* [THE TASK]:
In your copy, include every line of the listing below exactly but none of the pictures.

--- Begin ---

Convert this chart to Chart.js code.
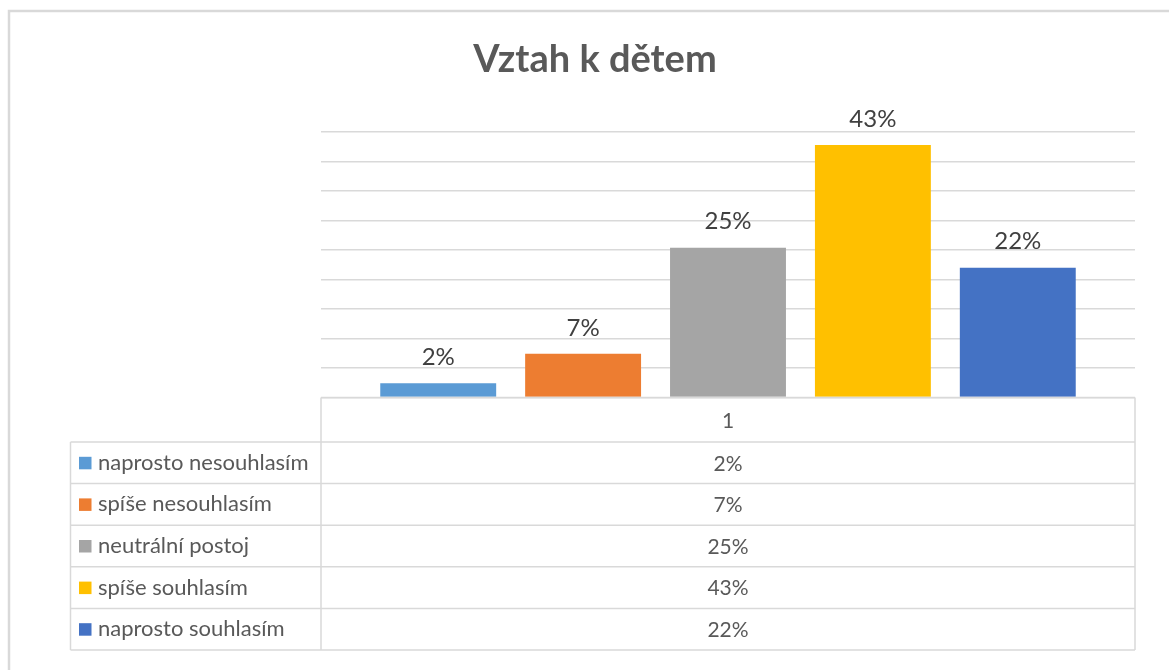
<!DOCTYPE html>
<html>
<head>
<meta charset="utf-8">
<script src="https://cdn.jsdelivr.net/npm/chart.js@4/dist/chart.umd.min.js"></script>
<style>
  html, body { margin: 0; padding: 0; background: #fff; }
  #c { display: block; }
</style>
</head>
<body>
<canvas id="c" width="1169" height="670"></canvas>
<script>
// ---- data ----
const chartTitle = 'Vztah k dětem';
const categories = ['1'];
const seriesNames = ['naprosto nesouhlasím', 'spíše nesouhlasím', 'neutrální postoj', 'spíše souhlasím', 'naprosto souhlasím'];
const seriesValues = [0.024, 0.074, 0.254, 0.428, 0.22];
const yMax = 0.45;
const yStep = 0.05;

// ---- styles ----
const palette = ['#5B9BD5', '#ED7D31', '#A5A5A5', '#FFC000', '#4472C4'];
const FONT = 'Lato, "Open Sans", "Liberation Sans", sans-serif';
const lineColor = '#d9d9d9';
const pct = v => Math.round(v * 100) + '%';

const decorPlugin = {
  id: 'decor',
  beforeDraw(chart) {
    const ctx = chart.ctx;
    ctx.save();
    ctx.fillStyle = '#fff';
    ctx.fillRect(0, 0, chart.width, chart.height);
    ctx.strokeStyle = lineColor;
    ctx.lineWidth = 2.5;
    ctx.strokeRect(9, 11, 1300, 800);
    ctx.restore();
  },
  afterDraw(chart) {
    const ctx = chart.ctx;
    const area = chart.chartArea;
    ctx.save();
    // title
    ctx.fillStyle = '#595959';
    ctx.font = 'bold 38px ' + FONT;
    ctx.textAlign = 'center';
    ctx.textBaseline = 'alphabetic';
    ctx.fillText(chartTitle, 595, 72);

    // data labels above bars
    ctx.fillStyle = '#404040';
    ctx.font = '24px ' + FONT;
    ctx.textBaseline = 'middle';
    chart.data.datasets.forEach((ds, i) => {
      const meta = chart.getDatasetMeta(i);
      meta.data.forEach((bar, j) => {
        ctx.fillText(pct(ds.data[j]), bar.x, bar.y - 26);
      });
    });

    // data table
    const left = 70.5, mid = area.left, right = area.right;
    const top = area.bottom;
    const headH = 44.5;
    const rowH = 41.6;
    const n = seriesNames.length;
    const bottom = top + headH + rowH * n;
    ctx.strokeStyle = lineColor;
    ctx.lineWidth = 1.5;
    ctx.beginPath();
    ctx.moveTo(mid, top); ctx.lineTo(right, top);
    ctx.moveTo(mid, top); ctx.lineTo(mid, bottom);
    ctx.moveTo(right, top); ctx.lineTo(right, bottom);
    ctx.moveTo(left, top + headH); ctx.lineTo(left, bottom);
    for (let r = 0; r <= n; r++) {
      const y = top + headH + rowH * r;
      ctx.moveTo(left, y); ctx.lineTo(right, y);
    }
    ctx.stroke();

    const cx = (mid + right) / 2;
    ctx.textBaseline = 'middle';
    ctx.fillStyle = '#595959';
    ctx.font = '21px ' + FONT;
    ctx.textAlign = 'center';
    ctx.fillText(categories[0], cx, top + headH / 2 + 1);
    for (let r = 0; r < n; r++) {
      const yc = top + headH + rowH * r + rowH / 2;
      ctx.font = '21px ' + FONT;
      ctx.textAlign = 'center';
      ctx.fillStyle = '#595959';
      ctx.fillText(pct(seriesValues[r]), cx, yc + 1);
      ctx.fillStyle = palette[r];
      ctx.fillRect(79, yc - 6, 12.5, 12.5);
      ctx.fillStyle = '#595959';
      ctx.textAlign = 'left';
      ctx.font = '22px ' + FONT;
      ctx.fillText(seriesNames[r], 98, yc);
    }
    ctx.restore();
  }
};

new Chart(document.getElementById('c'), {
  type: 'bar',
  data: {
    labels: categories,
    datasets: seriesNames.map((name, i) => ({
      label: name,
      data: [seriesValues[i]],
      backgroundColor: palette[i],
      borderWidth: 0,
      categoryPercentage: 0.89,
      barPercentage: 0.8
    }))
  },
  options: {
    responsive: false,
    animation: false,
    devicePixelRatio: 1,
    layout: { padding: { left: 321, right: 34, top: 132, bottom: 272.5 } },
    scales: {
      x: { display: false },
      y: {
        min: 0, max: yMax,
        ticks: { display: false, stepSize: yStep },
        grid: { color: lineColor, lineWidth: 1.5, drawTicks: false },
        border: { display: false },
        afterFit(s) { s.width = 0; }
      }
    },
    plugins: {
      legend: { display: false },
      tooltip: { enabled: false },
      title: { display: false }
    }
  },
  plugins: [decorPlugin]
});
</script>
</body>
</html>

--- End ---

* [FULL OUTPUT]:
Convert this chart to Chart.js code.
<!DOCTYPE html>
<html>
<head>
<meta charset="utf-8">
<script src="https://cdn.jsdelivr.net/npm/chart.js@4/dist/chart.umd.min.js"></script>
<style>
  html, body { margin: 0; padding: 0; background: #fff; }
  #c { display: block; }
</style>
</head>
<body>
<canvas id="c" width="1169" height="670"></canvas>
<script>
// ---- data ----
const chartTitle = 'Vztah k dětem';
const categories = ['1'];
const seriesNames = ['naprosto nesouhlasím', 'spíše nesouhlasím', 'neutrální postoj', 'spíše souhlasím', 'naprosto souhlasím'];
const seriesValues = [0.024, 0.074, 0.254, 0.428, 0.22];
const yMax = 0.45;
const yStep = 0.05;

// ---- styles ----
const palette = ['#5B9BD5', '#ED7D31', '#A5A5A5', '#FFC000', '#4472C4'];
const FONT = 'Lato, "Open Sans", "Liberation Sans", sans-serif';
const lineColor = '#d9d9d9';
const pct = v => Math.round(v * 100) + '%';

const decorPlugin = {
  id: 'decor',
  beforeDraw(chart) {
    const ctx = chart.ctx;
    ctx.save();
    ctx.fillStyle = '#fff';
    ctx.fillRect(0, 0, chart.width, chart.height);
    ctx.strokeStyle = lineColor;
    ctx.lineWidth = 2.5;
    ctx.strokeRect(9, 11, 1300, 800);
    ctx.restore();
  },
  afterDraw(chart) {
    const ctx = chart.ctx;
    const area = chart.chartArea;
    ctx.save();
    // title
    ctx.fillStyle = '#595959';
    ctx.font = 'bold 38px ' + FONT;
    ctx.textAlign = 'center';
    ctx.textBaseline = 'alphabetic';
    ctx.fillText(chartTitle, 595, 72);

    // data labels above bars
    ctx.fillStyle = '#404040';
    ctx.font = '24px ' + FONT;
    ctx.textBaseline = 'middle';
    chart.data.datasets.forEach((ds, i) => {
      const meta = chart.getDatasetMeta(i);
      meta.data.forEach((bar, j) => {
        ctx.fillText(pct(ds.data[j]), bar.x, bar.y - 26);
      });
    });

    // data table
    const left = 70.5, mid = area.left, right = area.right;
    const top = area.bottom;
    const headH = 44.5;
    const rowH = 41.6;
    const n = seriesNames.length;
    const bottom = top + headH + rowH * n;
    ctx.strokeStyle = lineColor;
    ctx.lineWidth = 1.5;
    ctx.beginPath();
    ctx.moveTo(mid, top); ctx.lineTo(right, top);
    ctx.moveTo(mid, top); ctx.lineTo(mid, bottom);
    ctx.moveTo(right, top); ctx.lineTo(right, bottom);
    ctx.moveTo(left, top + headH); ctx.lineTo(left, bottom);
    for (let r = 0; r <= n; r++) {
      const y = top + headH + rowH * r;
      ctx.moveTo(left, y); ctx.lineTo(right, y);
    }
    ctx.stroke();

    const cx = (mid + right) / 2;
    ctx.textBaseline = 'middle';
    ctx.fillStyle = '#595959';
    ctx.font = '21px ' + FONT;
    ctx.textAlign = 'center';
    ctx.fillText(categories[0], cx, top + headH / 2 + 1);
    for (let r = 0; r < n; r++) {
      const yc = top + headH + rowH * r + rowH / 2;
      ctx.font = '21px ' + FONT;
      ctx.textAlign = 'center';
      ctx.fillStyle = '#595959';
      ctx.fillText(pct(seriesValues[r]), cx, yc + 1);
      ctx.fillStyle = palette[r];
      ctx.fillRect(79, yc - 6, 12.5, 12.5);
      ctx.fillStyle = '#595959';
      ctx.textAlign = 'left';
      ctx.font = '22px ' + FONT;
      ctx.fillText(seriesNames[r], 98, yc);
    }
    ctx.restore();
  }
};

new Chart(document.getElementById('c'), {
  type: 'bar',
  data: {
    labels: categories,
    datasets: seriesNames.map((name, i) => ({
      label: name,
      data: [seriesValues[i]],
      backgroundColor: palette[i],
      borderWidth: 0,
      categoryPercentage: 0.89,
      barPercentage: 0.8
    }))
  },
  options: {
    responsive: false,
    animation: false,
    devicePixelRatio: 1,
    layout: { padding: { left: 321, right: 34, top: 132, bottom: 272.5 } },
    scales: {
      x: { display: false },
      y: {
        min: 0, max: yMax,
        ticks: { display: false, stepSize: yStep },
        grid: { color: lineColor, lineWidth: 1.5, drawTicks: false },
        border: { display: false },
        afterFit(s) { s.width = 0; }
      }
    },
    plugins: {
      legend: { display: false },
      tooltip: { enabled: false },
      title: { display: false }
    }
  },
  plugins: [decorPlugin]
});
</script>
</body>
</html>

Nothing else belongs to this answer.